Cause and effect: The outlook for American news media
The outlook for American news journalism has significantly shifted over the years. To shed light on what caused this shift, my team at Accenture recently completed an analysis of newspaper revenues over two decades. And while some suggest that tech companies like Google have taken the ad revenue from news publishers, our analysis reveals a more complex story.
Smartphones and high-speed broadband brought the wonders of the internet to our fingertips. With technological advances have come tremendous volumes of content from around the world — academic sources, specialist and topic-specific news and other content — offering consumers choice about how, where and in what format they access content.
This availability of digital news and other content has fragmented audiences and created more competition for advertising revenue, putting newspaper margins under pressure. Thousands of American journalists have been laid off, and the industry has consolidated as publishers cut costs.
Now, with a growing debate about how tomorrow’s news industry should be shaped, it’s important to consider how digitization brought change to the news business of today.
Americans are deepening their engagement with news
In our report, we found the underlying consumer demand for news is growing. A quarter of Americans report a significant increase in the amount of news they consume and more Americans are paying for news.
Total newspaper readership grew to 62 million paying readers and, between 2015 and 2018, 17 million more American readers purchased an online subscription. This mimics the global trend of growth in digital news circulation far exceeding any print readership decline.
Pew Research also reports readers are increasingly turning to local news outlets, with one in four Americans becoming more engaged with local content through the pandemic.
Publisher revenues in decline
As readers become more attuned to digital devices and digital news, advertisers have followed, with corresponding impacts for news publishers.
Newspaper revenues peaked ahead of the 2005 global financial crisis, but fell by more than 52% to $27.4 billion over the 15 year period to 2018 in nominal terms. Display advertising revenues earned by news publishers fell to $13.4 billion over this period but the majority of the decline in total newspaper revenues resulted from the loss of classified revenue — which fell more than 86% to $2.6 billion.
Of course, classifieds didn’t simply disappear. We still seek out used cars, jobs and homes on Craigslist, Zillow, eBay and other sites, and classified advertising revenues have continued to grow, but more than $15.8 billion in classifieds revenue has shifted from traditional news publishers and no longer subsidizes newsrooms as it once did.
Online advertising revenues drive overall ad market growth
Our research did not find a single category of media advertising that declined materially in absolute value since 2003 in a way that is attributable to online search. The growth in online advertising, which includes digital classifieds, display and search ad revenues, reflects the consumer shift to the online world, and the more cost-effective nature of online ads.

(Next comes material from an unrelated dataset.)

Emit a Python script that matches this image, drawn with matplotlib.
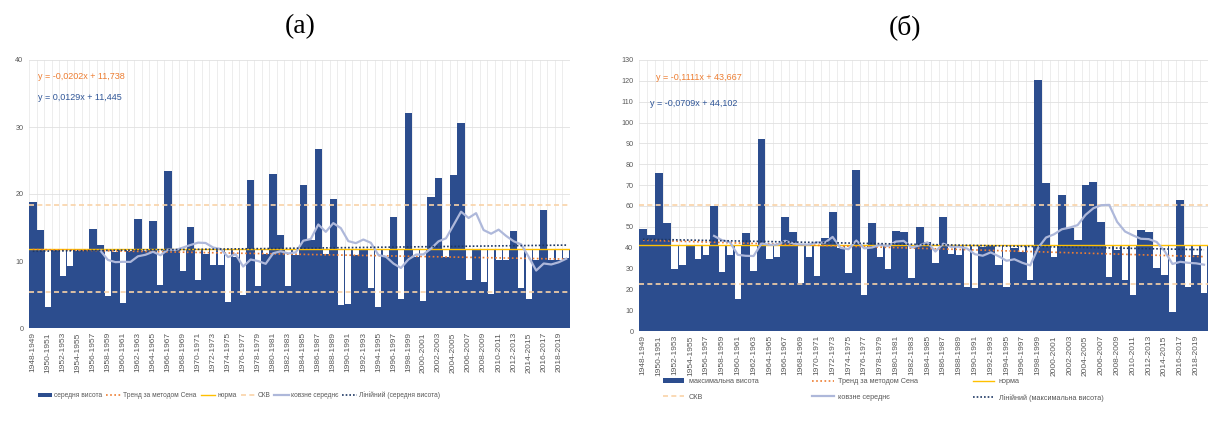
import matplotlib
matplotlib.use("Agg")
import matplotlib.pyplot as plt
import numpy as np
import pandas as pd

# hydrological years 1948-1949 ... 2019-2020
years = [f"{y}-{y + 1}" for y in range(1948, 2020)]

# (а) mean water level
mean_level = [18.75, 14.6, 3.2, 11.7, 7.8, 9.2, 11.5, 11.6, 14.8, 12.4,
              4.8, 11.3, 3.7, 11.5, 16.2, 11.5, 16.0, 6.4, 23.4, 11.6,
              8.5, 15.1, 7.2, 11.0, 9.4, 9.4, 3.9, 10.6, 5.0, 22.1,
              6.2, 11.0, 23.0, 13.9, 6.2, 10.9, 21.4, 13.1, 26.7, 11.1,
              19.25, 3.5, 3.6, 10.9, 11.6, 6.0, 3.2, 10.6, 16.5, 4.4,
              32.1, 10.6, 4.0, 19.5, 22.4, 10.6, 22.9, 30.6, 7.1, 11.6,
              6.9, 5.1, 10.1, 10.1, 14.5, 5.9, 4.4, 10.1, 17.6, 10.1,
              10.2, 10.4]

# (б) maximum water level
max_level = [48.8, 46.1, 75.7, 51.7, 29.8, 31.7, 41.3, 34.6, 36.5, 60.0,
             28.2, 36.5, 15.2, 46.9, 28.8, 92.0, 34.6, 35.4, 54.9, 47.7,
             22.9, 35.7, 26.6, 44.5, 57.0, 39.7, 28.0, 77.0, 17.3, 52.0,
             35.7, 29.8, 48.0, 47.7, 25.3, 50.0, 42.9, 32.5, 54.9, 37.0,
             36.5, 21.0, 20.5, 40.5, 41.3, 31.7, 21.0, 39.7, 38.0, 24.5,
             120.2, 70.9, 35.7, 65.0, 49.3, 43.7, 70.0, 71.7, 52.5, 26.0,
             38.9, 24.5, 17.3, 48.5, 47.7, 30.0, 26.9, 9.3, 62.9, 21.0,
             36.5, 18.0]

# trend equations shown on the charts (x = 1..72)
sen_a = (-0.0202, 11.738)
lin_a = (0.0129, 11.445)
sen_b = (-0.1111, 43.667)
lin_b = (-0.0709, 44.102)

BLUE = "#2C4D8E"
ORANGE = "#ED7D31"
NORM = "#FFC000"
SKV = "#F9D3A8"
MA = "#AEB8DA"
TREND = "#1F3864"
GREY = "#595959"

plt.rcParams["font.family"] = ["Liberation Sans", "DejaVu Sans"]


def draw_panel(ax, values, sen, lin, ymax, ystep, series_name):
    values = np.array(values)
    n = len(values)
    x = np.arange(n)
    mean = values.mean()
    sd = values.std(ddof=1)

    # grid
    for xi in x:
        ax.axvline(xi - 0.5, color="#E6E6E6", lw=0.5, zorder=0)
    for yv in np.arange(0, ymax + 1, ystep):
        ax.axhline(yv, color="#E0E0E0", lw=0.6, zorder=0)

    # columns: dark fill up to value or mean, white gap between value and mean
    bars = ax.bar(x, np.maximum(values, mean), width=1.0, color=BLUE, zorder=2,
                  label=series_name)
    low = values < mean
    ax.bar(x[low], mean - values[low], bottom=values[low], width=0.8,
           color="white", zorder=2)

    t = x + 1
    l_sen, = ax.plot(x, sen[0] * t + sen[1], color=ORANGE, lw=1.2,
                     ls=(0, (1, 1.5)), zorder=4, label="Тренд за методом Сена")
    l_norm, = ax.plot([-0.5, n - 0.5], [mean, mean], color=NORM, lw=1.0,
                      zorder=3, label="норма")
    l_skv, = ax.plot([-0.5, n - 0.5], [mean + sd, mean + sd], color=SKV, lw=1.2,
                     ls=(0, (3, 2)), zorder=3, label="СКВ")
    ax.plot([-0.5, n - 0.5], [mean - sd, mean - sd], color=SKV, lw=1.2,
            ls=(0, (3, 2)), zorder=3)
    ma = pd.Series(values).rolling(10).mean()
    l_ma, = ax.plot(x, ma, color=MA, lw=1.6, zorder=4, label="ковзне середнє")
    l_lin, = ax.plot(x, lin[0] * t + lin[1], color=TREND, lw=1.2,
                     ls=(0, (1, 1.2)), zorder=4,
                     label=f"Лінійний ({series_name})")

    ax.set_xlim(-0.5, n - 0.5)
    ax.set_ylim(0, ymax)
    ax.set_yticks(np.arange(0, ymax + 1, ystep))
    ax.set_xticks(x[::2])
    ax.set_xticklabels(years[::2], rotation=90)
    ax.tick_params(axis="x", labelsize=6, colors=GREY, length=0, pad=3)
    ax.tick_params(axis="y", labelsize=5.2, colors=GREY, length=0, pad=4)
    for s in ax.spines.values():
        s.set_visible(False)

    def eq(k, b):
        sign = "+" if b >= 0 else "-"
        return f"y = {k:.4f}x {sign} {abs(b):.3f}".replace(".", ",")

    handles = [bars, l_sen, l_norm, l_skv, l_ma, l_lin]
    return eq(*sen), eq(*lin), handles


fig = plt.figure(figsize=(12.08, 4.23), dpi=100)
W, H = 1208, 423

ax1 = fig.add_axes([29 / W, 1 - 328 / H, 541 / W, 268 / H])
e1, e2, h = draw_panel(ax1, mean_level, sen_a, lin_a, 40, 10, "середня висота")
ax1.text(0.017, 0.93, e1, transform=ax1.transAxes, color=ORANGE, fontsize=6.5)
ax1.text(0.017, 0.85, e2, transform=ax1.transAxes, color="#2F5597", fontsize=6.5)
ax1.legend(handles=h, loc="upper left", bbox_to_anchor=(0.005, -0.215), ncol=6,
           frameon=False, fontsize=4.8, labelcolor=GREY, handlelength=2.2,
           columnspacing=0.6, handletextpad=0.3)

ax2 = fig.add_axes([639 / W, 1 - 331 / H, 569 / W, 271 / H])
e1, e2, h = draw_panel(ax2, max_level, sen_b, lin_b, 130, 10, "максимальна висота")
ax2.text(0.03, 0.925, e1, transform=ax2.transAxes, color=ORANGE, fontsize=6.5)
ax2.text(0.02, 0.83, e2, transform=ax2.transAxes, color="#2F5597", fontsize=6.5)
# row-wise order for a 3-column legend: bar, Sen, norm / SKV, MA, linear
order = [0, 3, 1, 4, 2, 5]
ax2.legend(handles=[h[i] for i in order], loc="upper left",
           bbox_to_anchor=(0.03, -0.15), ncol=3, frameon=False, fontsize=5.2,
           labelcolor=GREY, handlelength=3, columnspacing=7.5,
           handletextpad=0.6, labelspacing=1.2)

fig.text(300 / W, 1 - 27 / H, "(а)", fontsize=20, ha="center", va="center",
         family="Liberation Serif")
fig.text(905 / W, 1 - 27 / H, "(б)", fontsize=20, ha="center", va="center",
         family="Liberation Serif")

fig.savefig("out.png", dpi=100)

Spending on search advertising has reached $55 billion in annual revenue, almost three quarters of which came from overall market growth, not from classifieds. In other words, search advertising has attracted new advertising dollars that would not otherwise have been directed to other categories.
The outlook ahead
While news publisher revenues have come under significant strain since news publishers’ advertising revenues peaked in the early 2000s, we can be reassured that Americans continue to engage with and value news.
We shouldn’t downplay the challenges, including the open questions about the role of journalism in modern society and related issues of trust in the media. But as the economy recovers, there are reasons for optimism. Some publishers report that ad revenues have fully rebounded from pandemic-induced lows and stronger revenue growth is expected in 2021 than at any time in the past 40 years.
A study from the association of Local Independent and Online News publishers (LION) identified “tremendous growth” in the number of digital native, local news organizations in North America. Perhaps most encouraging: While media jobs are still being lost, hundreds of media jobs are starting to be added.
Without doubt, the outlook for news journalism remains a complex story — one that deserves careful attention and fact-based debate. I hope this study helps contribute to the conversation.